Radiation Oncologist (RO) constituted the start check, after which delegated RTTs and RNs conducted independent consent. Compliance was reinforced by an end check: an independent audit of consent documentation, with 20% undergoing second review check. Evaluation comprised of an audit, staff survey (experience and confidence), and quantification of clinician hours released, used as the key performance indicator (KPI) for feasibility and efficiency. Results: RTTs/RNs completed 230 consents, releasing ~75 clinician hours. All six consenting TCs responded to the survey (primary author not included); responses indicated positive professional development (Fig. 1). The median [IQR] self-reported time per consent was 24.5 [14.5–24.5] minutes. The pathway supported research study throughput and optimized TC skills. Audit identified consent notes in 221/230 (96%) cases, with no major GCP deviations in consent documentation. Minor documentation issues (e.g., absent consent-form version) prompted a Corrective and Preventive Action (CAPA) which included the introduction of a standardised consent note template and adding missing confirmatory-consent documentation to patient records retrospectively.

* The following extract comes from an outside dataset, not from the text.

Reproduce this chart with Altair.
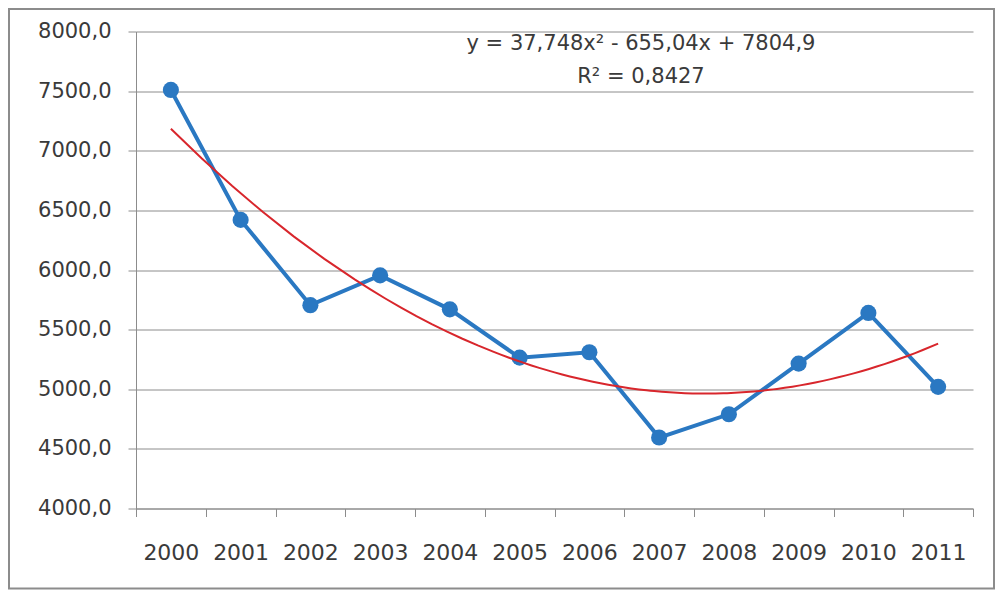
import altair as alt
import pandas as pd

# ---- data ----
years = ["2000", "2001", "2002", "2003", "2004", "2005",
         "2006", "2007", "2008", "2009", "2010", "2011"]
x_index = [1, 2, 3, 4, 5, 6, 7, 8, 9, 10, 11, 12]
values = [7510, 6420, 5705, 5955, 5670, 5265, 5310, 4595, 4790, 5215, 5640, 5020]
y_ticks = [4000, 4500, 5000, 5500, 6000, 6500, 7000, 7500, 8000]
x_ticks = [0.5, 1.5, 2.5, 3.5, 4.5, 5.5, 6.5, 7.5, 8.5, 9.5, 10.5, 11.5, 12.5]
eq_line1 = "y = 37,748x² - 655,04x + 7804,9"
eq_line2 = "R² = 0,8427"

df = pd.DataFrame({"x": x_index, "year": years, "value": values})

FONT = "DejaVu Sans"
GRAY = "#8c8c8c"
TEXT = "#3a3a3a"
BLUE = "#2a78c2"
RED = "#d8262c"

W, H = 837, 477
first_year = int(years[0])
last_x = x_index[-1]

x_axis = alt.Axis(
    values=x_ticks,
    labelExpr=f"datum.value < {last_x} ? '' + ({first_year} + round(datum.value - 0.5)) : ''",
    labelOffset=W / 12 / 2,
    grid=False,
    domainColor=GRAY,
    tickColor=GRAY,
    tickSize=8,
    labelPadding=26,
    labelFont=FONT,
    labelFontSize=22,
    labelColor=TEXT,
    labelOverlap=False,
    labelFlush=False,
    title=None,
)

y_axis = alt.Axis(
    values=y_ticks,
    labelExpr="replace(format(datum.value, '.1f'), '.', ',')",
    grid=True,
    gridColor=GRAY,
    gridWidth=1,
    domainColor=GRAY,
    tickColor=GRAY,
    tickSize=8,
    labelPadding=17,
    labelFont=FONT,
    labelFontSize=21,
    labelColor=TEXT,
    labelOverlap=False,
    labelFlush=False,
    title=None,
)

x_enc = alt.X("x:Q", scale=alt.Scale(domain=[0.5, 12.5], nice=False, zero=False), axis=x_axis)
y_enc = alt.Y("value:Q", scale=alt.Scale(domain=[4000, 8000], nice=False, zero=False), axis=y_axis)

base = alt.Chart(df)

line = base.mark_line(color=BLUE, strokeWidth=4).encode(x=x_enc, y=y_enc)
points = base.mark_circle(color=BLUE, size=260, opacity=1).encode(x="x:Q", y="value:Q")

trend = (
    base.transform_regression("x", "value", method="poly", order=2, extent=[1, 12])
    .mark_line(color=RED, strokeWidth=2)
    .encode(x="x:Q", y="value:Q")
)

label_df = pd.DataFrame({"l1": [eq_line1], "l2": [eq_line2]})
eq1 = alt.Chart(label_df).mark_text(
    font=FONT, fontSize=21, color=TEXT, align="center", baseline="middle"
).encode(text="l1:N", x=alt.value(505), y=alt.value(12))
eq2 = alt.Chart(label_df).mark_text(
    font=FONT, fontSize=21, color=TEXT, align="center", baseline="middle"
).encode(text="l2:N", x=alt.value(505), y=alt.value(45))

frame = alt.Chart(label_df).mark_rect(
    filled=False, stroke=GRAY, strokeWidth=2
).encode(x=alt.value(-127), x2=alt.value(858), y=alt.value(-22.5), y2=alt.value(557))

chart = (
    alt.layer(line, points, trend, eq1, eq2, frame)
    .properties(
        width=W,
        height=H,
        autosize=alt.AutoSizeParams(type="none"),
        padding={"left": 128, "top": 23.5, "right": 23, "bottom": 82},
        background="white",
    )
    .configure_view(stroke=None)
)

chart.save("out.html", embed_options={"renderer": "svg", "actions": False})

Figure 1 Conclusion: An RTT/RN-led consent pathway proved feasible, releasing ~75 clinician-hours across the network while maintaining GCP compliance and supporting advanced RTT practice. It fostered staff development, standardized documentation, and scaled to two additional low-intervention/observational trials across the network. TC-LIC sets a benchmark for efficiency and RTT leadership in clinical research. References: 1. Orr M, Rosbottom K. Departmental practice on informed consent in radiotherapy departments: a UK evaluation. J Radiother Pract. 2025;24:e1–e62. Malone C., et al., Intrafraction motion stability of open vs.